▶ What is asked
Draw out every line with the word "this" from the listing below.

▶ Source code of charts

________________

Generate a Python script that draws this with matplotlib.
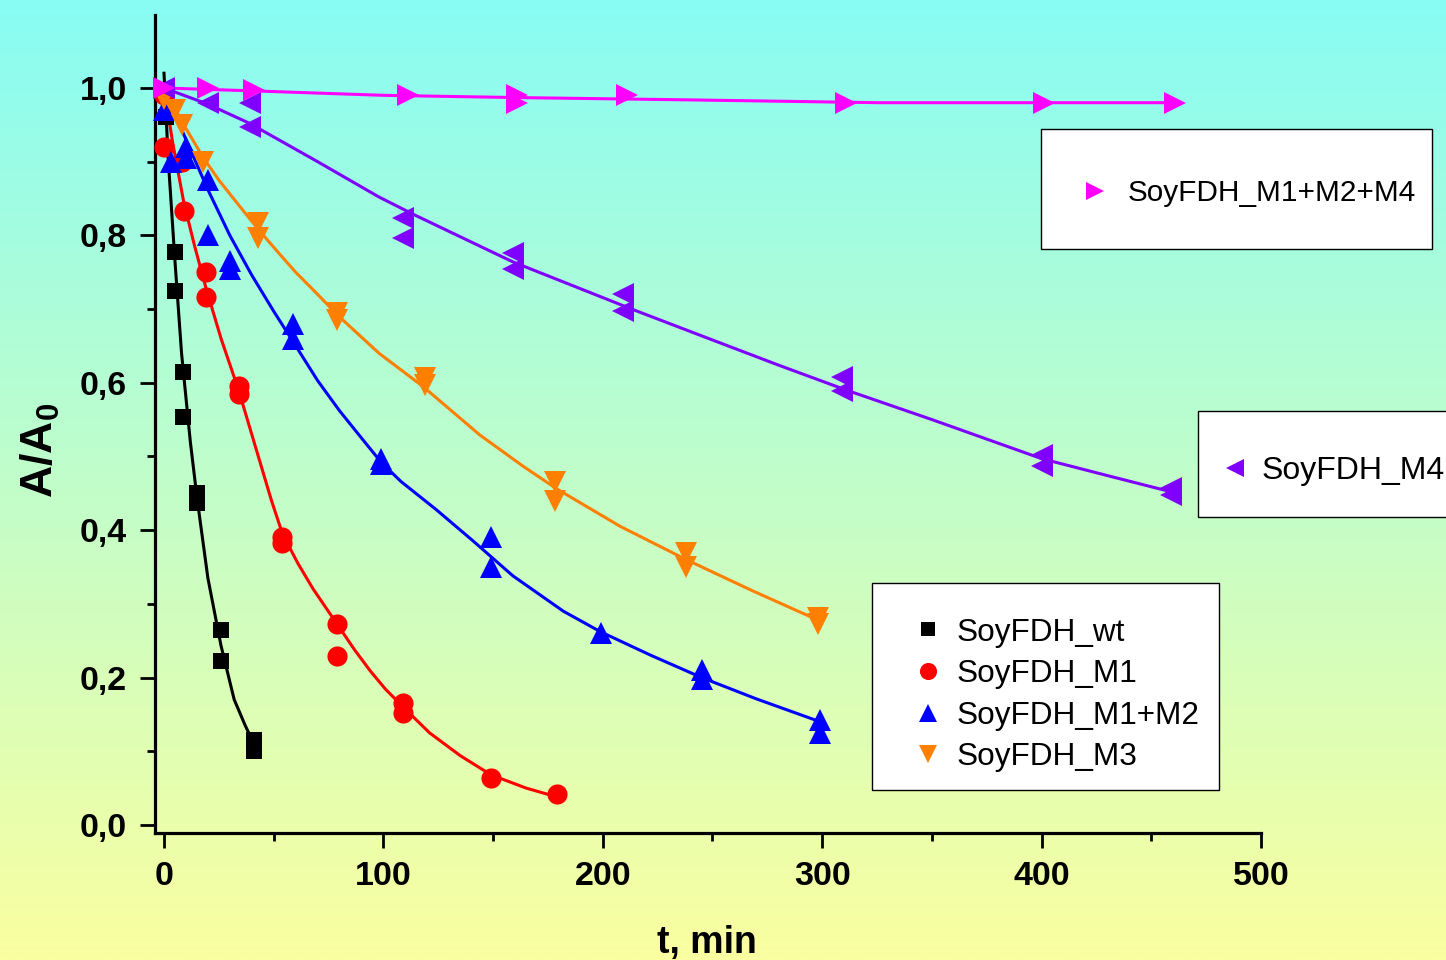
import numpy as np
import matplotlib
matplotlib.use('Agg')
import matplotlib.pyplot as plt
from matplotlib.patches import Rectangle
from matplotlib.ticker import MultipleLocator, FuncFormatter

plt.rcParams['font.family'] = ['Liberation Sans', 'DejaVu Sans']
plt.rcParams['mathtext.fontset'] = 'custom'
plt.rcParams['mathtext.rm'] = 'Liberation Sans'
plt.rcParams['mathtext.bf'] = 'Liberation Sans:bold'

W, H = 1446, 960

# measured points
wt_t = [1, 5, 5, 8.5, 8.5, 15, 15, 26, 26, 41, 41]
wt_y = [0.96, 0.777, 0.724, 0.615, 0.554, 0.45, 0.437, 0.265, 0.222, 0.115, 0.10]

m1_t = [0, 0, 8, 9, 19, 19, 34, 34, 54, 54, 79, 79, 109, 109, 149, 179]
m1_y = [0.99, 0.92, 0.90, 0.833, 0.75, 0.716, 0.596, 0.585, 0.39, 0.383, 0.273, 0.229,
        0.166, 0.152, 0.064, 0.042]

m12_t = [0, 3, 10, 10, 20, 20, 30, 30, 59, 59, 99, 99, 149, 149, 199, 245, 245, 299, 299]
m12_y = [0.97, 0.90, 0.92, 0.905, 0.875, 0.80, 0.765, 0.755, 0.68, 0.66, 0.497, 0.49,
         0.39, 0.35, 0.26, 0.21, 0.198, 0.143, 0.125]

m3_t = [0, 5, 8, 18, 43, 43, 79, 79, 119, 119, 178, 178, 238, 238, 298, 298]
m3_y = [0.985, 0.97, 0.95, 0.90, 0.817, 0.797, 0.695, 0.685, 0.607, 0.597, 0.465, 0.44,
        0.369, 0.35, 0.281, 0.272]

m4_t = [0, 20, 39, 39, 109, 109, 159, 159, 209, 209, 309, 309, 400, 400, 459, 459]
m4_y = [1.0, 0.98, 0.98, 0.947, 0.823, 0.796, 0.776, 0.754, 0.721, 0.697, 0.608, 0.589,
        0.502, 0.487, 0.457, 0.448]

m124_t = [0, 20, 41, 111, 161, 161, 211, 311, 401, 461]
m124_y = [1.0, 1.0, 0.997, 0.99, 0.99, 0.979, 0.99, 0.98, 0.98, 0.98]

# fitted curves
wt_ct = [0, 2, 5, 8, 12, 15, 20, 26, 32, 37, 41]
wt_cy = [1.02, 0.9, 0.765, 0.64, 0.52, 0.445, 0.335, 0.243, 0.17, 0.135, 0.11]

m1_ct = [0, 4, 9, 14, 19, 26, 34, 39, 44, 49, 54, 61, 68, 79, 87, 94, 101, 109,
         121, 135, 149, 165, 179]
m1_cy = [1.0, 0.925, 0.845, 0.785, 0.73, 0.66, 0.59, 0.54, 0.49, 0.44, 0.395, 0.355,
         0.32, 0.272, 0.237, 0.209, 0.184, 0.16, 0.125, 0.094, 0.068, 0.05, 0.038]

m12_ct = [0, 10, 20, 30, 40, 50, 59, 70, 80, 90, 99, 108, 124, 141, 159, 182, 199,
          222, 245, 270, 299]
m12_cy = [1.0, 0.93, 0.862, 0.8, 0.746, 0.697, 0.655, 0.603, 0.562, 0.525, 0.492,
          0.466, 0.428, 0.385, 0.338, 0.29, 0.262, 0.23, 0.2, 0.171, 0.14]

m3_ct = [0, 5, 10, 18, 25, 33, 43, 52, 60, 70, 79, 98, 118, 144, 164, 179, 208,
         238, 268, 298]
m3_cy = [1.0, 0.972, 0.945, 0.905, 0.875, 0.845, 0.808, 0.777, 0.75, 0.72, 0.692,
         0.64, 0.595, 0.529, 0.486, 0.456, 0.405, 0.36, 0.318, 0.278]

m4_ct = [0, 20, 39, 70, 98, 114, 159, 214, 250, 280, 311, 350, 400, 430, 459]
m4_cy = [1.0, 0.978, 0.952, 0.9, 0.852, 0.828, 0.764, 0.699, 0.658, 0.624, 0.59,
         0.55, 0.497, 0.474, 0.452]

m124_ct = [0, 20, 41, 100, 160, 235, 326, 400, 463]
m124_cy = [1.0, 0.998, 0.996, 0.99, 0.987, 0.984, 0.98, 0.98, 0.98]

labels = ['SoyFDH_wt', 'SoyFDH_M1', 'SoyFDH_M1+M2', 'SoyFDH_M3',
          'SoyFDH_M4', 'SoyFDH_M1+M2+M4']


def fx(x):
    return x / W


def fy(y):
    return 1 - y / H


fig = plt.figure(figsize=(W / 100, H / 100), dpi=100)

# background gradient
bg = fig.add_axes([0, 0, 1, 1])
top = np.array([136, 252, 244]) / 255
bot = np.array([250, 255, 160]) / 255
g = np.linspace(0, 1, 256)[:, None, None]
grad = top * (1 - g) + bot * g
bg.imshow(grad, aspect='auto', extent=[0, 1, 0, 1], interpolation='bilinear')
bg.axis('off')

ax = fig.add_axes([fx(155), fy(833), fx(1261 - 155), (833 - 15) / H])
ax.patch.set_alpha(0)

series = [
    (wt_t, wt_y, wt_ct, wt_cy, 'black', 's', 12),
    (m1_t, m1_y, m1_ct, m1_cy, '#ff0000', 'o', 14.5),
    (m12_t, m12_y, m12_ct, m12_cy, '#0000ff', '^', 16),
    (m3_t, m3_y, m3_ct, m3_cy, '#ff8000', 'v', 16),
    (m4_t, m4_y, m4_ct, m4_cy, '#8000ff', '<', 16),
    (m124_t, m124_y, m124_ct, m124_cy, '#ff00ff', '>', 16),
]

handles = []
for t, y, ct, cy, c, mk, ms in series:
    ax.plot(ct, cy, color=c, lw=2.2, zorder=2)
    h, = ax.plot(t, y, ls='none', marker=mk, ms=ms, color=c, mec=c, mew=0,
                 zorder=3, clip_on=False)
    handles.append(h)

ax.set_xlim(-4.1, 500)
ax.set_ylim(-0.011, 1.099)
ax.spines['top'].set_visible(False)
ax.spines['right'].set_visible(False)
for s in ['left', 'bottom']:
    ax.spines[s].set_linewidth(2.3)

ax.xaxis.set_major_locator(MultipleLocator(100))
ax.xaxis.set_minor_locator(MultipleLocator(50))
ax.yaxis.set_major_locator(MultipleLocator(0.2))
ax.yaxis.set_minor_locator(MultipleLocator(0.1))
ax.yaxis.set_major_formatter(FuncFormatter(lambda v, p: f'{v:.1f}'.replace('.', ',')))
ax.tick_params(which='major', direction='out', length=11, width=2, pad=9,
               labelsize=24.5)
ax.tick_params(which='minor', direction='out', length=6, width=2)
for lab in ax.get_xticklabels() + ax.get_yticklabels():
    lab.set_fontweight('bold')

ax.set_xlabel('t, min', fontsize=27, fontweight='bold', va='top')
ax.xaxis.set_label_coords(0.499, -0.112)
ax.set_ylabel(r'A/A$_\mathbf{0}$', fontsize=32, fontweight='bold')
ax.yaxis.set_label_coords(-0.084, 0.468)

# legend boxes
boxes = [(1041, 129, 1432, 249), (1198, 411, 1470, 517), (872, 583, 1219, 790)]
for x0, y0, x1, y1 in boxes:
    fig.patches.append(Rectangle((fx(x0), fy(y1)), fx(x1 - x0), (y1 - y0) / H,
                                 transform=fig.transFigure, facecolor='white',
                                 edgecolor='black', lw=1.0, zorder=1))

leg_kw = dict(loc='center left', frameon=False, borderpad=0, borderaxespad=0,
              handlelength=1.0, bbox_transform=fig.transFigure, markerscale=0.85)
fig.legend(handles[5:6], labels[5:6], bbox_to_anchor=(fx(1080), fy(193)),
           fontsize=21.4, handletextpad=0.6, **leg_kw)
fig.legend(handles[4:5], labels[4:5], bbox_to_anchor=(fx(1219), fy(471)),
           fontsize=23, handletextpad=0.34, **leg_kw)
fig.legend(handles[0:4], labels[0:4], bbox_to_anchor=(fx(912), fy(695)),
           fontsize=22.7, handletextpad=0.4, labelspacing=0.37, **leg_kw)

fig.savefig('out.png', dpi=100)
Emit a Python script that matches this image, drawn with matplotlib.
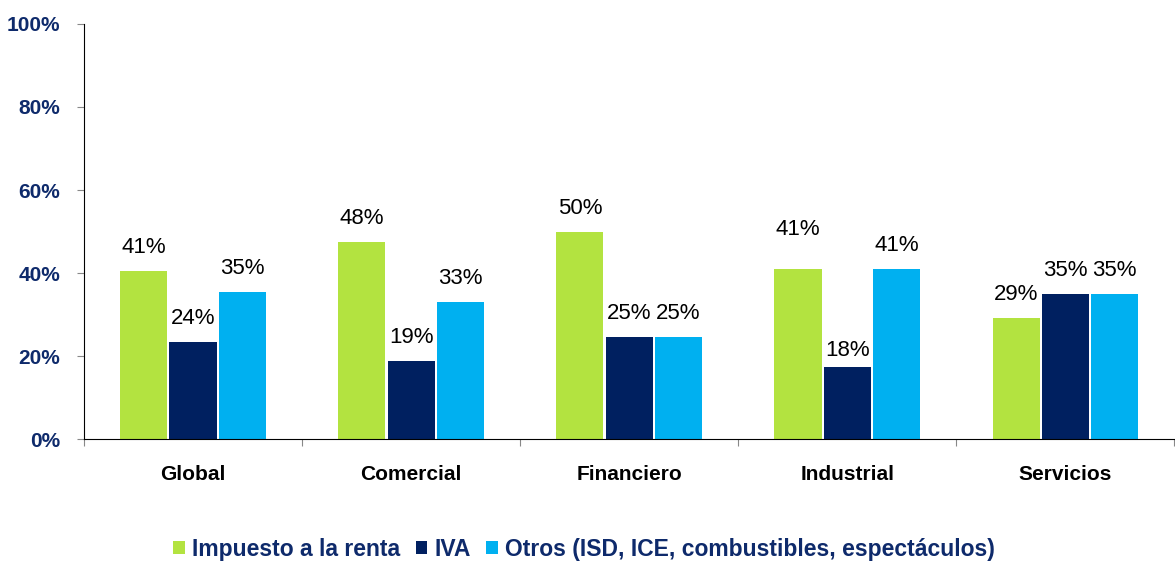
import matplotlib
matplotlib.use("Agg")
import matplotlib.pyplot as plt
import numpy as np
from matplotlib.patches import Patch

plt.rcParams["font.family"] = ["Liberation Sans", "DejaVu Sans"]

categories = ["Global", "Comercial", "Financiero", "Industrial", "Servicios"]
series_names = ["Impuesto a la renta", "IVA",
                "Otros (ISD, ICE, combustibles, espectáculos)"]
renta = [40.5, 47.5, 49.9, 41.0, 29.2]
iva = [23.4, 18.8, 24.6, 17.3, 35.0]
otros = [35.4, 33.0, 24.6, 41.0, 35.0]
renta_lbl = ["41%", "48%", "50%", "41%", "29%"]
iva_lbl = ["24%", "19%", "25%", "18%", "35%"]
otros_lbl = ["35%", "33%", "25%", "41%", "35%"]

COLORS = ["#B3E340", "#002060", "#00B0F0"]
NAVY = "#0E2A6B"

fig = plt.figure(figsize=(11.75, 5.63), dpi=100)
ax = fig.add_axes([0.0715, 0.2202, 0.928, 0.7372])

x = np.arange(len(categories))
w = 0.216
gap = 0.01
values = [renta, iva, otros]
labels = [renta_lbl, iva_lbl, otros_lbl]
# per-label vertical nudges (points) where the original labels sit differently
nudge = {(0, 3): 28, (1, 3): 12}
for i, (vals, lbls, col) in enumerate(zip(values, labels, COLORS)):
    xs = x + (i - 1) * (w + gap)
    ax.bar(xs, vals, width=w, color=col, edgecolor="none")
    for j, (xi, v, t) in enumerate(zip(xs, vals, lbls)):
        off = nudge.get((i, j), 17)
        ax.annotate(t, (xi, v), textcoords="offset points", xytext=(0, off),
                    ha="center", va="center", fontsize=16, color="black")

ax.set_xlim(-0.5, len(categories) - 0.5)
ax.set_ylim(0, 100)
ax.set_yticks(range(0, 101, 20))
ax.set_yticklabels([f"{v}%" for v in range(0, 101, 20)], fontsize=15,
                   fontweight="bold", color=NAVY)
ax.tick_params(axis="y", direction="out", length=5, color="#888888", pad=12)

ax.set_xticks(np.arange(-0.5, len(categories), 1.0))
ax.set_xticklabels([])
ax.tick_params(axis="x", direction="out", length=5, color="#888888")
for xi, c in zip(x, categories):
    ax.text(xi, -8.5, c, ha="center", va="center", fontsize=15,
            fontweight="bold", color="black")

for s in ["top", "right"]:
    ax.spines[s].set_visible(False)
ax.spines["left"].set_color("black")
ax.spines["bottom"].set_color("black")

handles = [Patch(facecolor=c, edgecolor="none") for c in COLORS]
leg = fig.legend(handles, series_names, loc="center", bbox_to_anchor=(0.497, 0.024),
                 ncol=3, frameon=False, handlelength=0.5, handleheight=0.5,
                 handletextpad=0.3, columnspacing=0.7,
                 prop={"size": 16.5, "weight": "bold"})
for t in leg.get_texts():
    t.set_color(NAVY)

fig.savefig("out.png", dpi=100)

________________

▶ Answer to the exercise
Generate a Python script that draws this with matplotlib.
Emit a Python script that matches this image, drawn with matplotlib.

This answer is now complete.